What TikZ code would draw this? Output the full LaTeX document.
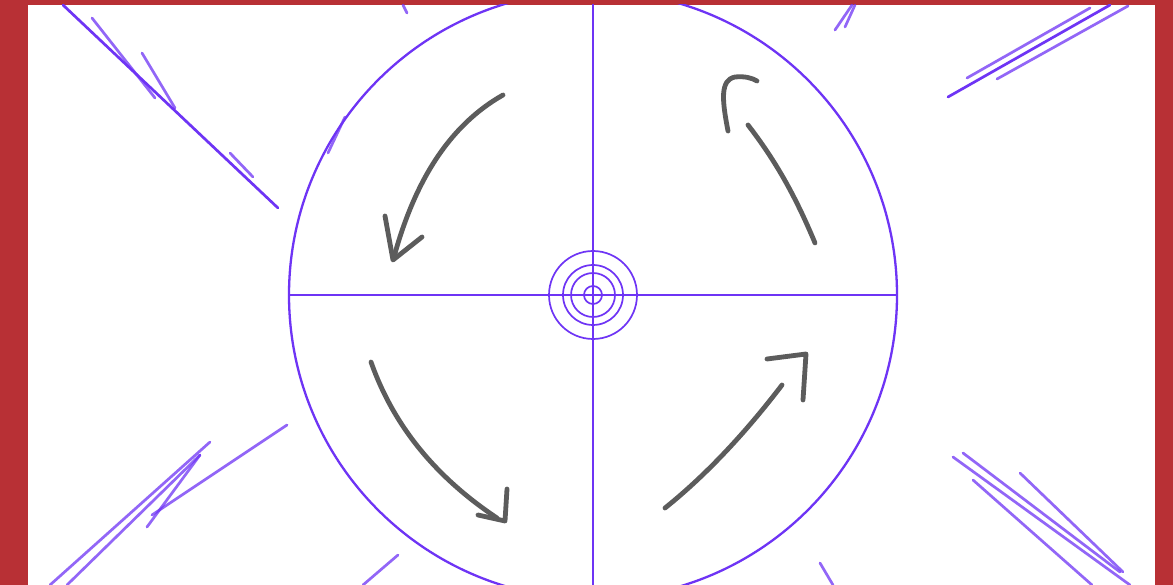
\documentclass[tikz,border=0pt]{standalone}
\usepackage{tikz}
\usetikzlibrary{arrows.meta}
\definecolor{frame}{RGB}{184,48,53}
\definecolor{ink}{RGB}{110,52,245}
\definecolor{pencil}{RGB}{92,92,92}
\tikzset{
  rim/.style={draw=ink, line width=2.3pt},
  hair/.style={draw=ink, line width=1.8pt},
  ring/.style={draw=ink, line width=1.7pt},
  scratch/.style={draw=ink, line width=2.7pt, opacity=0.75, line cap=round},
  swirl/.style={draw=pencil, line width=4.8pt, line cap=round, line join=round}
}

\begin{document}
\begin{tikzpicture}[x=1pt,y=-1pt]
  \useasboundingbox (0,0) rectangle (1173,585);
  \fill[frame] (0,0) rectangle (1173,585);
  \fill[white] (28,5) rectangle (1155,585);
  \begin{scope}
    \clip (28,5) rectangle (1155,585);
    \coordinate (hub) at (593,295);
    \draw[rim] (hub) circle[radius=304];
    \draw[hair] (289,295) -- (898,295);
    \draw[hair] (593,-10) -- (593,600);
    \foreach \r in {44,30,22,9}
      \draw[ring] (hub) circle[radius=\r];
    % pencil arrows
    \draw[swirl] (503,95) .. controls (450,125) and (415,180) .. (394,257);
    \draw[swirl] (385,216) -- (393,260) -- (422,237);
    \draw[swirl] (371,362) .. controls (395,430) and (440,480) .. (497,518);
    \draw[swirl] (507,489) -- (505,521) -- (478,515);
    \draw[swirl] (665,508) .. controls (700,480) and (740,440) .. (782,385);
    \draw[swirl] (767,359) -- (806,354) -- (803,400);
    \draw[swirl] (815,243) .. controls (795,195) and (775,160) .. (748,125);
    \draw[swirl] (728,131) .. controls (722,100) and (720,80) .. (735,77) .. controls (745,76) and (752,78) .. (757,81);
    % scratchy rays
    \draw[scratch, opacity=1] (63,5) -- (278,208);
    \draw[scratch] (92,18) -- (155,98);
    \draw[scratch] (142,53) -- (175,108);
    \draw[scratch] (230,153) -- (253,177);
    \draw[scratch] (345,117) -- (328,153);
    \draw[scratch] (403,5) -- (407,13);
    \draw[scratch] (852,5) -- (835,30);
    \draw[scratch] (855,5) -- (845,27);
    \draw[scratch, opacity=1] (1110,5) -- (948,97);
    \draw[scratch] (1090,8) -- (967,78);
    \draw[scratch] (1128,6) -- (997,79);
    \draw[scratch] (210,442) -- (50,585);
    \draw[scratch] (200,455) -- (67,585);
    \draw[scratch] (200,455) -- (147,527);
    \draw[scratch] (152,515) -- (287,425);
    \draw[scratch] (398,555) -- (363,585);
    \draw[scratch] (953,457) -- (1130,585);
    \draw[scratch] (963,453) -- (1120,572);
    \draw[scratch] (973,480) -- (1092,585);
    \draw[scratch] (1020,473) -- (1123,572);
    \draw[scratch] (820,563) -- (833,585);
  \end{scope}
\end{tikzpicture}
\end{document}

:::

** Goal of the exercise **
Without the images, write out each line of the data verbatim.

** Finished answer **
What TikZ code would draw this? Output the full LaTeX document.
\documentclass[tikz,border=0pt]{standalone}
\usepackage{tikz}
\usetikzlibrary{arrows.meta}
\definecolor{frame}{RGB}{184,48,53}
\definecolor{ink}{RGB}{110,52,245}
\definecolor{pencil}{RGB}{92,92,92}
\tikzset{
  rim/.style={draw=ink, line width=2.3pt},
  hair/.style={draw=ink, line width=1.8pt},
  ring/.style={draw=ink, line width=1.7pt},
  scratch/.style={draw=ink, line width=2.7pt, opacity=0.75, line cap=round},
  swirl/.style={draw=pencil, line width=4.8pt, line cap=round, line join=round}
}

\begin{document}
\begin{tikzpicture}[x=1pt,y=-1pt]
  \useasboundingbox (0,0) rectangle (1173,585);
  \fill[frame] (0,0) rectangle (1173,585);
  \fill[white] (28,5) rectangle (1155,585);
  \begin{scope}
    \clip (28,5) rectangle (1155,585);
    \coordinate (hub) at (593,295);
    \draw[rim] (hub) circle[radius=304];
    \draw[hair] (289,295) -- (898,295);
    \draw[hair] (593,-10) -- (593,600);
    \foreach \r in {44,30,22,9}
      \draw[ring] (hub) circle[radius=\r];
    % pencil arrows
    \draw[swirl] (503,95) .. controls (450,125) and (415,180) .. (394,257);
    \draw[swirl] (385,216) -- (393,260) -- (422,237);
    \draw[swirl] (371,362) .. controls (395,430) and (440,480) .. (497,518);
    \draw[swirl] (507,489) -- (505,521) -- (478,515);
    \draw[swirl] (665,508) .. controls (700,480) and (740,440) .. (782,385);
    \draw[swirl] (767,359) -- (806,354) -- (803,400);
    \draw[swirl] (815,243) .. controls (795,195) and (775,160) .. (748,125);
    \draw[swirl] (728,131) .. controls (722,100) and (720,80) .. (735,77) .. controls (745,76) and (752,78) .. (757,81);
    % scratchy rays
    \draw[scratch, opacity=1] (63,5) -- (278,208);
    \draw[scratch] (92,18) -- (155,98);
    \draw[scratch] (142,53) -- (175,108);
    \draw[scratch] (230,153) -- (253,177);
    \draw[scratch] (345,117) -- (328,153);
    \draw[scratch] (403,5) -- (407,13);
    \draw[scratch] (852,5) -- (835,30);
    \draw[scratch] (855,5) -- (845,27);
    \draw[scratch, opacity=1] (1110,5) -- (948,97);
    \draw[scratch] (1090,8) -- (967,78);
    \draw[scratch] (1128,6) -- (997,79);
    \draw[scratch] (210,442) -- (50,585);
    \draw[scratch] (200,455) -- (67,585);
    \draw[scratch] (200,455) -- (147,527);
    \draw[scratch] (152,515) -- (287,425);
    \draw[scratch] (398,555) -- (363,585);
    \draw[scratch] (953,457) -- (1130,585);
    \draw[scratch] (963,453) -- (1120,572);
    \draw[scratch] (973,480) -- (1092,585);
    \draw[scratch] (1020,473) -- (1123,572);
    \draw[scratch] (820,563) -- (833,585);
  \end{scope}
\end{tikzpicture}
\end{document}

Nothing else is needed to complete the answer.